Wetlink With Thin Cable (2mm Load Cell)

Load cell with 2mm shielded wire and it needs to go into an enclosure. I’d like to use a wetlink, though the potted penetrators are a fallback.

Wrapping self-amalgamating tape around the 2mm wire is tricky and a bit dodgy.

Does anyone have experience with potting a cable to ‘thicken’ it to a 4mm diameter so it’s compatible with the wetlink line?

Are there any other ways to thicken the wire so it can be gripped by the wetlink?

The wetlinks seem good, but it would be good if there was a kit/box of different grommet sizes for different wires.

  • Depth: 30m operational
  • Not load bearing


Hi @ChrisDLikesROV, welcome to the forum :slight_smile:

That’s not something we’ve tried, but it could potentially be possible by using a 3D-printed mould to ensure a consistent diameter.

Smaller cable sizes have been asked about and discussed previously here, where the suggestion was to use heat-shrink to increase the cable jacket diameter.

It may be worth considering an adhesive-lined heat shrink for waterproofing and avoiding pull-out and push through, but given your non load-bearing use-case and the radial pressure of the WetLink penetrator’s compression seal I don’t expect they would be particularly significant issues.

thanks eliot - yep missed that post in my forum search - confusing title.

i’m sla printing a mould and will try this out, will give an update if it works.

For adhering to a cable/instruments under pressure eg. like potting a cable. Is it better to use flexible resins (eg. silicone/polyeurethane) or hard epoxies?

I’m a little uncertain about what’s going on/what deforms under pressure. My guess is that a hard resin would have a greater pressure rating, limited only by the deformation of the cable jacket. With flexible resins if it’s softer then the cable, then that will deform to allow water to penetrate first?

I don’t have a heap of experience with potting, but I’d assume that rigid potting makes sense where it’s desirable to protect the internals from external pressure, whereas flexible potting likely makes more sense for situations where the potting is expected to deform. By that logic, potting around a device should likely be rigid, while potting a cable should be flexible, to allow the cable to flex (and to avoid stress concentrations at the edge of the potting).

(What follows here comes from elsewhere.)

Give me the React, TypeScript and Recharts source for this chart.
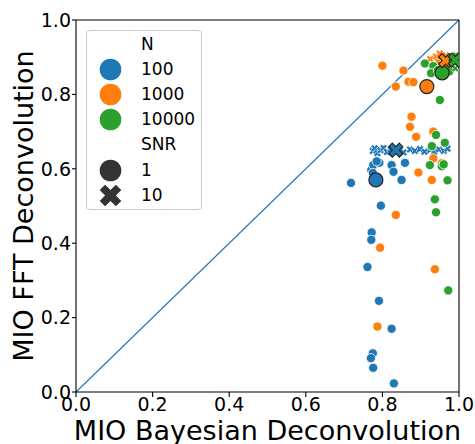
import React from 'react';
import { ScatterChart, Scatter, XAxis, YAxis, ReferenceLine, Legend, Label } from 'recharts';

const BLUE = '#1f77b4';
const ORANGE = '#ff7f0e';
const GREEN = '#2ca02c';
const DARK = '#333333';
const FONT = 'DejaVu Sans';

const axisTicks = [0, 0.2, 0.4, 0.6, 0.8, 1.0];
const nLevels = ['100', '1000', '10000'];
const nColors = [BLUE, ORANGE, GREEN];
const snrLevels = ['1', '10'];
const xLabel = 'MIO Bayesian Deconvolution';
const yLabel = 'MIO FFT Deconvolution';

// N = 100
const n100Snr1: [number, number][] = [
  [0.718, 0.562], [0.771, 0.597], [0.776, 0.610], [0.792, 0.616], [0.775, 0.589],
  [0.785, 0.620], [0.824, 0.610], [0.829, 0.592], [0.859, 0.616], [0.850, 0.570],
  [0.796, 0.501], [0.772, 0.429], [0.771, 0.409], [0.761, 0.336], [0.791, 0.245],
  [0.824, 0.170], [0.775, 0.104], [0.770, 0.091], [0.776, 0.065], [0.830, 0.023],
];
const n100Snr10: [number, number][] = [
  [0.775, 0.648], [0.780, 0.655], [0.787, 0.642], [0.795, 0.650], [0.803, 0.656],
  [0.812, 0.645], [0.822, 0.652], [0.845, 0.650], [0.855, 0.644], [0.872, 0.652],
  [0.885, 0.648], [0.898, 0.653], [0.910, 0.646], [0.925, 0.651], [0.935, 0.645],
  [0.948, 0.652], [0.960, 0.648], [0.970, 0.654],
];
// N = 1000
const n1000Snr1: [number, number][] = [
  [0.800, 0.877], [0.855, 0.864], [0.868, 0.834], [0.881, 0.833], [0.835, 0.821],
  [0.876, 0.740], [0.872, 0.713], [0.888, 0.686], [0.933, 0.700], [0.933, 0.628],
  [0.894, 0.590], [0.929, 0.570], [0.955, 0.615], [0.835, 0.476], [0.794, 0.388],
  [0.937, 0.330], [0.787, 0.176],
];
const n1000Snr10: [number, number][] = [
  [0.918, 0.885], [0.925, 0.895], [0.932, 0.878], [0.940, 0.902], [0.945, 0.888],
  [0.950, 0.910], [0.955, 0.875], [0.960, 0.898], [0.965, 0.905], [0.970, 0.880],
  [0.935, 0.868], [0.975, 0.893],
];
// N = 10000
const n10000Snr1: [number, number][] = [
  [0.911, 0.883], [0.933, 0.876], [0.927, 0.857], [0.945, 0.865], [0.975, 0.862],
  [0.950, 0.785], [0.940, 0.691], [0.963, 0.670], [0.929, 0.661], [0.924, 0.610],
  [0.955, 0.607], [0.960, 0.612], [0.970, 0.569], [0.937, 0.518], [0.940, 0.483],
  [0.972, 0.273],
];
const n10000Snr10: [number, number][] = [
  [0.980, 0.880], [0.985, 0.895], [0.990, 0.870], [0.995, 0.900], [1.000, 0.885],
  [0.975, 0.900], [0.992, 0.905],
];
// group means
const meansSnr1: [number, number][] = [[0.783, 0.570], [0.916, 0.821], [0.956, 0.858]];
const meansSnr10: [number, number][] = [[0.835, 0.650], [0.965, 0.891], [0.990, 0.892]];

const rows = (pts: [number, number][]) => pts.map(([x, y]) => ({ x, y }));

const PLUS = [[-1, -3], [1, -3], [1, -1], [3, -1], [3, 1], [1, 1], [1, 3], [-1, 3], [-1, 1], [-3, 1], [-3, -1], [-1, -1]];
function xPath(cx: number, cy: number, half: number) {
  const k = half / 0.9428;
  const pts = PLUS.map(([vx, vy]) => {
    const px = ((vx - vy) / (3 * Math.SQRT2)) * k;
    const py = ((vx + vy) / (3 * Math.SQRT2)) * k;
    return `${(cx + px).toFixed(2)},${(cy + py).toFixed(2)}`;
  });
  return 'M' + pts.join('L') + 'Z';
}

const circleShape = (fill: string, r: number, stroke: string, sw: number) => (p: any) =>
  <circle cx={p.cx} cy={p.cy} r={r} fill={fill} stroke={stroke} strokeWidth={sw} />;
const crossShape = (fill: string, half: number, stroke: string, sw: number) => (p: any) =>
  <path d={xPath(p.cx, p.cy, half)} fill={fill} stroke={stroke} strokeWidth={sw} strokeLinejoin="miter" />;

const LegendBox = () => {
  const items: { kind: 'title' | 'circle' | 'cross'; color?: string; text: string }[] = [
    { kind: 'title', text: 'N' },
    ...nLevels.map((t, i) => ({ kind: 'circle' as const, color: nColors[i], text: t })),
    { kind: 'title', text: 'SNR' },
    { kind: 'circle', color: DARK, text: snrLevels[0] },
    { kind: 'cross', color: DARK, text: snrLevels[1] },
  ];
  return (
    <div style={{
      width: 116, height: 180, boxSizing: 'border-box', border: '1px solid #cccccc', borderRadius: 4,
      background: 'rgba(255,255,255,0.8)', fontFamily: FONT, fontSize: 17, color: '#000', paddingTop: 0.5,
    }}>
      {items.map((it, i) => (
        <div key={i} style={{ height: 25.2, display: 'flex', alignItems: 'center' }}>
          <svg width={47} height={25} style={{ display: 'block', flex: '0 0 auto' }}>
            {it.kind === 'circle' && <circle cx={23.5} cy={12.5} r={10.8} fill={it.color} />}
            {it.kind === 'cross' && <path d={xPath(23.5, 12.5, 10.8)} fill={it.color} />}
          </svg>
          <span style={{ marginLeft: 7, lineHeight: '25px', whiteSpace: 'nowrap' }}>{it.text}</span>
        </div>
      ))}
    </div>
  );
};

const renderYLabel = (p: any) => {
  const vb = p.viewBox || { x: 0, y: 20, width: 76, height: 372 };
  const x = vb.x + 33;
  const y = vb.y + vb.height / 2;
  return (
    <text x={x} y={y} transform={`rotate(-90 ${x} ${y})`} textAnchor="middle" fontSize={27} fontFamily={FONT} fill="#000">
      {yLabel}
    </text>
  );
};
const renderXLabel = (p: any) => {
  const vb = p.viewBox || { x: 76, y: 392, width: 383, height: 52 };
  return (
    <text x={vb.x + vb.width / 2} y={vb.y + 48} textAnchor="middle" fontSize={27} fontFamily={FONT} fill="#000">
      {xLabel}
    </text>
  );
};

const tickStyle = { fontSize: 19, fill: '#000', fontFamily: FONT };

export default function App() {
  return (
    <div style={{ position: 'absolute', left: 0, top: 0, background: '#fff' }}>
      <ScatterChart width={475} height={444} margin={{ top: 20, right: 16, bottom: 0, left: 0 }}>
        <XAxis type="number" dataKey="x" domain={[0, 1]} ticks={axisTicks} interval={0}
          tickFormatter={(v: number) => v.toFixed(1)} height={52} tick={tickStyle}
          tickSize={5} tickMargin={1} stroke="#000" axisLine={{ stroke: '#000', strokeWidth: 1.1 }}
          tickLine={{ stroke: '#000', strokeWidth: 1.1 }} allowDataOverflow>
          <Label content={renderXLabel} />
        </XAxis>
        <YAxis type="number" dataKey="y" domain={[0, 1]} ticks={axisTicks} interval={0}
          tickFormatter={(v: number) => v.toFixed(1)} width={76} tick={tickStyle}
          tickSize={4} tickMargin={1} stroke="#000" axisLine={{ stroke: '#000', strokeWidth: 1.1 }}
          tickLine={{ stroke: '#000', strokeWidth: 1.1 }} allowDataOverflow>
          <Label content={renderYLabel} />
        </YAxis>
        <ReferenceLine segment={[{ x: 0, y: 0 }, { x: 1, y: 1 }]} stroke={BLUE} strokeWidth={1.1} ifOverflow="visible" />
        <Scatter data={rows(n100Snr1)} shape={circleShape(BLUE, 4.6, '#fff', 0.8)} isAnimationActive={false} />
        <Scatter data={rows(n100Snr10)} shape={crossShape(BLUE, 3.8, '#fff', 0.6)} isAnimationActive={false} />
        <Scatter data={rows(n1000Snr1)} shape={circleShape(ORANGE, 4.6, '#fff', 0.8)} isAnimationActive={false} />
        <Scatter data={rows(n1000Snr10)} shape={crossShape(ORANGE, 3.8, '#fff', 0.6)} isAnimationActive={false} />
        <Scatter data={rows(n10000Snr1)} shape={circleShape(GREEN, 4.6, '#fff', 0.8)} isAnimationActive={false} />
        <Scatter data={rows(n10000Snr10)} shape={crossShape(GREEN, 3.8, '#fff', 0.6)} isAnimationActive={false} />
        {meansSnr1.map((m, i) => (
          <Scatter key={'m1' + i} data={rows([m])} shape={circleShape(nColors[i], 7, '#222', 1.2)} isAnimationActive={false} />
        ))}
        {meansSnr10.map((m, i) => (
          <Scatter key={'m10' + i} data={rows([m])} shape={crossShape(nColors[i], 7, '#222', 1.2)} isAnimationActive={false} />
        ))}
        <ReferenceLine y={1} stroke="#000" strokeWidth={1.1} />
        <ReferenceLine x={1} stroke="#000" strokeWidth={1.1} />
        <Legend content={LegendBox} layout="vertical" align="center" verticalAlign="middle"
          wrapperStyle={{ left: 86, top: 30, width: 116, height: 180 }} />
      </ScatterChart>
    </div>
  );
}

That seems particularly relevant for a compression-gland seal, where the compression plug is expected to compress both the seal and the cable jacket. Rigid epoxy may prevent the seal from being as strong, and could provide a protective shell that holds back the seal pressure and allows water to slide through by compressing the cable jacket underneath the epoxy. That’s purely conjecture though (I don’t have test data or specific experience to back it up), so take it with a grain of salt.